In a rash of similar sex abuse cases around the country, adult MySpace users are accused of preying on underage girls. This month, 26-year-old Nathan Contos of Santa Cruz, California, was arrested in charges of molesting a 14-year-old girl he met on MySpace while allegedly posing as a teenager himself. Jaime Freeman, a 22-year-old Bakersfield, California, man is facing similar charges after allegedly molesting three underage girls he met through MySpace. Last week, a 27-year-old Maine resident was sentenced to three years in prison for his relationship with a 14-year-old girl he met on the site. She claimed to be 19 in her MySpace profile but he continued to pursue the relationship even after learning her real age.

Pretty shocking. But, says Wired writer Kevin Poulsen, also overblown:

UC Berkeley researcher Danah Boyd (blog) has studied the MySpace phenomenon for two years, and she concludes teen users are generally more savvy than their parents and the media give them credit for.

"I ask if they ever get e-mails from older men, and they say, 'Yeah, I just delete them. They're gross,'" says Boyd. "There have been more articles on MySpace predators than there's been reported predators online. It's a hyped up fear, and it scares the shit out of parents."

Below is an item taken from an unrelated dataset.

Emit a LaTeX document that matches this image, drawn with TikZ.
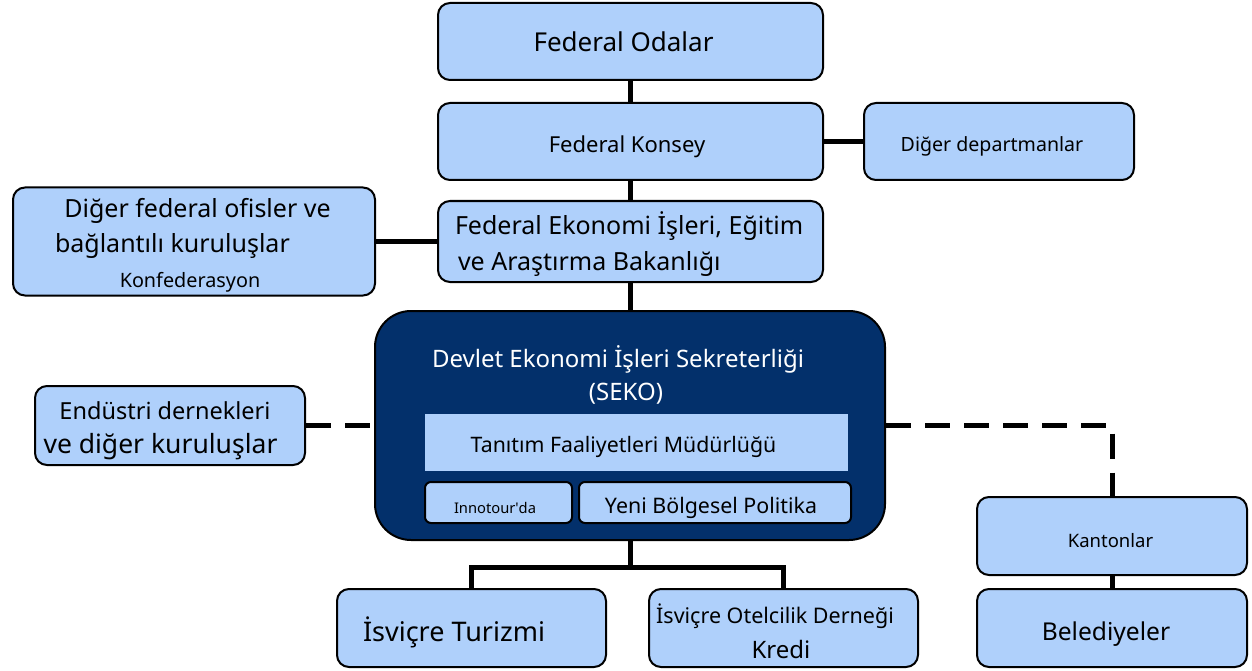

Regardless, schools and school tech managers are faced with a real dilemma: Should they flat-out block the site, or does forbidding it just make it that much more intriguing and interesting? A couple viewpoints from the article:

 

  • "Some argue that it's educationally valid, others say they're seeing kids beat up over it," says David Trask, a junior high teacher and technology director at Vassalboro Community School in Maine. "In my view, it doesn't have much (educational) value." ... Trask is organizing a local "internet safety night" in early March that he hopes will be attended by 200 or more parents. He's inviting a police cyber-crime specialist to speak.

    A thoughtful educator who admits to mixed feelings about blocking the site, Trask says he has never tried to punish kids for their MySpace use -- he just wants parents to know about it. His junior high students are at the youngest end of MySpace's user base. "My goal is to let parents know, 'Guess what, this is out there. And your child may be on there.'"

  • [S]ome resourceful students are finding ways around the campus firewall, typically by routing their web surfing through internet proxy servers. When officials close one hole, the kids start looking for another. "They'll tell me straight up, 'Dude, that filter stinks, I went right around it,'" says [a] southern Oregon educator, who spoke on condition of anonymity. "You do what you can."
  • "When someone says 'You can't', to an adolescent, that means, 'This must be cool,'" says Nick Fenger, a teacher and technologist at the small Trillium Charter School in Portland, Oregon. Fenger says the MySpace furor has generated a vigorous debate among his school's administration and faculty about how to respond. In his view, the site's popularity provides a "teachable moment" that could be used to guide safe internet habits, and even to improve student writing and grammar skills.

    "Maybe the MySpace medium is another channel where we can be working with our students," says Fenger. To that end, he's forming a student-teacher committee to explore positive uses of MySpace. "The reason I think a lot of schools don't go this way is it takes staff, it takes resources. It takes faculty time and it takes students' time."